What is needed >> In the listing that follows, retype every line from the first through the one containing "plt.rcParams['font.weight'] = 'bold'". Pictures are to be left out.

Provided data >>

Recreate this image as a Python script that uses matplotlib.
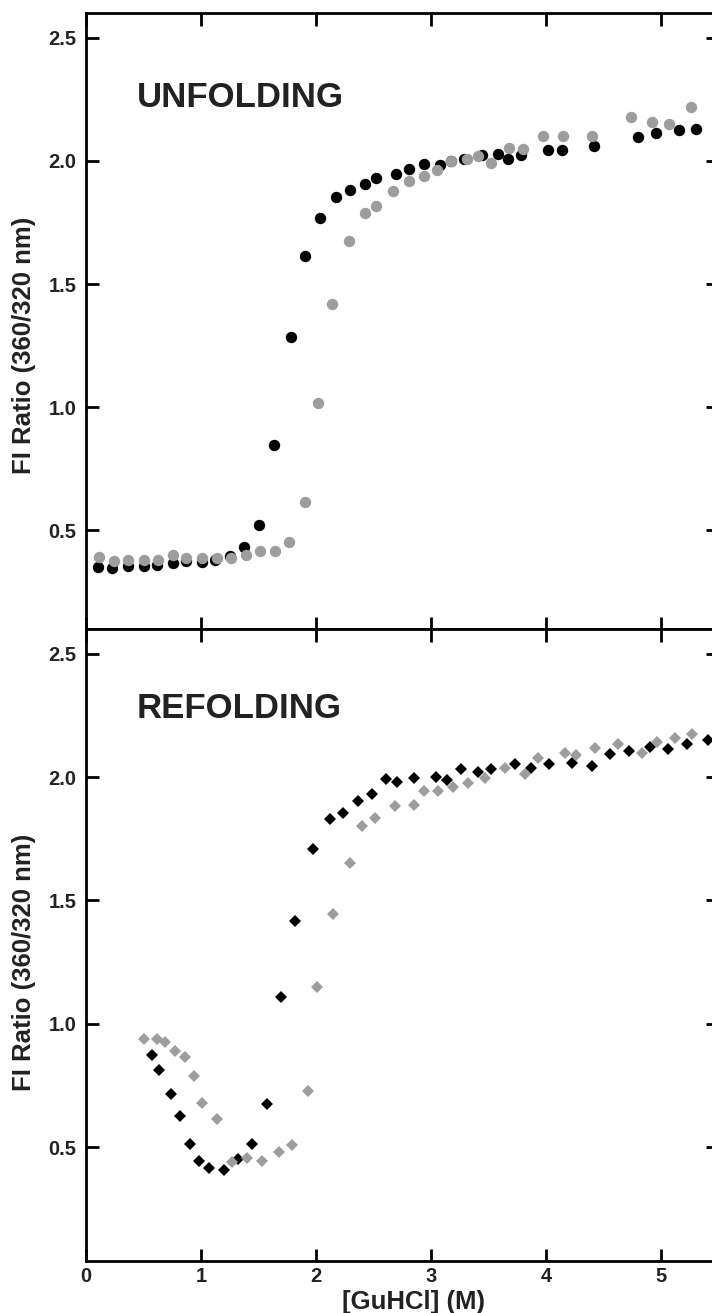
import matplotlib
matplotlib.use("Agg")
import matplotlib.pyplot as plt

plt.rcParams['font.family'] = ['Liberation Sans', 'DejaVu Sans']
plt.rcParams['font.weight'] = 'bold'

# ---------------- data ----------------
unf_black_x = [0.107, 0.229, 0.369, 0.50, 0.62, 0.753, 0.873, 1.01, 1.126, 1.248, 1.373, 1.503,
               1.634, 1.78, 1.905, 2.034, 2.172, 2.295, 2.427, 2.518, 2.696, 2.812, 2.943, 3.074,
               3.176, 3.29, 3.447, 3.584, 3.671, 3.781, 4.02, 4.142, 4.42, 4.80, 4.956, 5.155, 5.308]
unf_black_y = [0.351, 0.348, 0.357, 0.357, 0.36, 0.368, 0.378, 0.371, 0.381, 0.396, 0.434, 0.522,
               0.847, 1.286, 1.615, 1.77, 1.853, 1.883, 1.906, 1.93, 1.945, 1.966, 1.987, 1.984,
               2.0, 2.008, 2.024, 2.028, 2.009, 2.023, 2.042, 2.045, 2.062, 2.096, 2.115, 2.126, 2.13]

unf_gray_x = [0.116, 0.247, 0.369, 0.50, 0.626, 0.757, 0.873, 1.01, 1.14, 1.265, 1.394, 1.51,
              1.643, 1.763, 1.907, 2.018, 2.135, 2.289, 2.429, 2.525, 2.673, 2.812, 2.935, 3.05,
              3.176, 3.31, 3.41, 3.52, 3.68, 3.80, 3.97, 4.145, 4.404, 4.738, 4.92, 5.067, 5.26]
unf_gray_y = [0.391, 0.375, 0.381, 0.382, 0.381, 0.401, 0.387, 0.39, 0.387, 0.39, 0.402, 0.416,
              0.418, 0.452, 0.614, 1.019, 1.417, 1.673, 1.79, 1.817, 1.879, 1.92, 1.939, 1.964,
              2.0, 2.009, 2.02, 1.991, 2.054, 2.047, 2.102, 2.101, 2.101, 2.177, 2.159, 2.149, 2.22]

ref_black_x = [0.573, 0.631, 0.739, 0.82, 0.904, 0.986, 1.067, 1.204, 1.324, 1.447, 1.571, 1.697,
               1.818, 1.975, 2.118, 2.231, 2.365, 2.49, 2.605, 2.70, 2.85, 3.045, 3.139, 3.264,
               3.409, 3.52, 3.729, 3.868, 4.025, 4.229, 4.398, 4.558, 4.718, 4.901, 5.061, 5.227, 5.41]
ref_black_y = [0.874, 0.812, 0.715, 0.625, 0.512, 0.443, 0.416, 0.408, 0.451, 0.513, 0.674, 1.11,
               1.417, 1.707, 1.828, 1.855, 1.902, 1.933, 1.99, 1.98, 1.995, 2.0, 1.989, 2.031,
               2.02, 2.031, 2.051, 2.035, 2.051, 2.058, 2.045, 2.092, 2.105, 2.121, 2.112, 2.132, 2.149]

ref_gray_x = [0.50, 0.617, 0.69, 0.777, 0.864, 0.94, 1.012, 1.14, 1.271, 1.402, 1.533, 1.678,
              1.789, 1.931, 2.013, 2.15, 2.295, 2.40, 2.516, 2.69, 2.85, 2.938, 3.06, 3.19,
              3.32, 3.467, 3.641, 3.82, 3.933, 4.165, 4.258, 4.427, 4.63, 4.834, 4.965, 5.125, 5.27]
ref_gray_y = [0.94, 0.94, 0.927, 0.888, 0.864, 0.79, 0.68, 0.614, 0.438, 0.456, 0.445, 0.479,
              0.51, 0.729, 1.15, 1.444, 1.65, 1.80, 1.834, 1.884, 1.887, 1.943, 1.943, 1.96,
              1.977, 1.995, 2.035, 2.013, 2.076, 2.099, 2.088, 2.116, 2.135, 2.099, 2.143, 2.157, 2.176]

x_ticks = [0, 1, 2, 3, 4, 5]
y_ticks = [0.5, 1.0, 1.5, 2.0, 2.5]
panel_titles = ["UNFOLDING", "REFOLDING"]
y_label = "FI Ratio (360/320 nm)"
x_label = "[GuHCl] (M)"

# ---------------- layout ----------------
W, H = 712, 1313
fig = plt.figure(figsize=(W / 100, H / 100), dpi=100)

def fx(px):
    return px / W

def fy(py):
    return 1 - py / H

left_px, right_px = 86, 718
top1, bot1 = 13, 629
top2, bot2 = 629, 1261

ax1 = fig.add_axes([fx(left_px), fy(bot1), fx(right_px - left_px), (bot1 - top1) / H])
ax2 = fig.add_axes([fx(left_px), fy(bot2), fx(right_px - left_px), (bot2 - top2) / H])

BLACK = '#000000'
GRAY = '#9d9d9d'
TXT = '#222222'

ax1.plot(unf_black_x, unf_black_y, 'o', color=BLACK, ms=8.2, mew=0, zorder=3)
ax1.plot(unf_gray_x, unf_gray_y, 'o', color=GRAY, ms=8.2, mew=0, zorder=4)
ax2.plot(ref_black_x, ref_black_y, 'D', color=BLACK, ms=6.6, mew=0, zorder=3)
ax2.plot(ref_gray_x, ref_gray_y, 'D', color=GRAY, ms=6.6, mew=0, zorder=4)

ax1.set_ylim(0.1, 2.6)
ax2.set_ylim(2.6 - (bot2 - top2) / 246.7, 2.6)

for ax in (ax1, ax2):
    ax.set_xlim(0, (right_px - left_px) / 115.0)
    ax.set_xticks(x_ticks)
    ax.set_yticks(y_ticks)
    ax.set_yticklabels([f"{v:.1f}" for v in y_ticks])
    ax.tick_params(direction='in', length=9, width=2.0, top=True, right=True,
                   labelsize=14.5, pad=7)
    ax.tick_params(axis='x', pad=4)
    for s in ax.spines.values():
        s.set_linewidth(2.0)
    for lab in ax.get_xticklabels() + ax.get_yticklabels():
        lab.set_fontweight('bold')
        lab.set_color(TXT)

ax1.tick_params(labelbottom=False)

ax1.text(0.443, 2.219, panel_titles[0], fontsize=25, fontweight='bold', color=TXT,
         ha='left', va='baseline')
ax2.text(0.443, 2.239, panel_titles[1], fontsize=25, fontweight='bold', color=TXT,
         ha='left', va='baseline')

fig.text(fx(24), fy(345), y_label, rotation=90, ha='center', va='center',
         fontsize=18.5, fontweight='bold', color=TXT)
fig.text(fx(24), fy(962), y_label, rotation=90, ha='center', va='center',
         fontsize=18.5, fontweight='bold', color=TXT)
fig.text(fx(414), fy(1309), x_label, ha='center', va='baseline',
         fontsize=18.5, fontweight='bold', color=TXT)

fig.savefig("out.png", dpi=100)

Solution to the exercise >>
Recreate this image as a Python script that uses matplotlib.
import matplotlib
matplotlib.use("Agg")
import matplotlib.pyplot as plt

plt.rcParams['font.family'] = ['Liberation Sans', 'DejaVu Sans']
plt.rcParams['font.weight'] = 'bold'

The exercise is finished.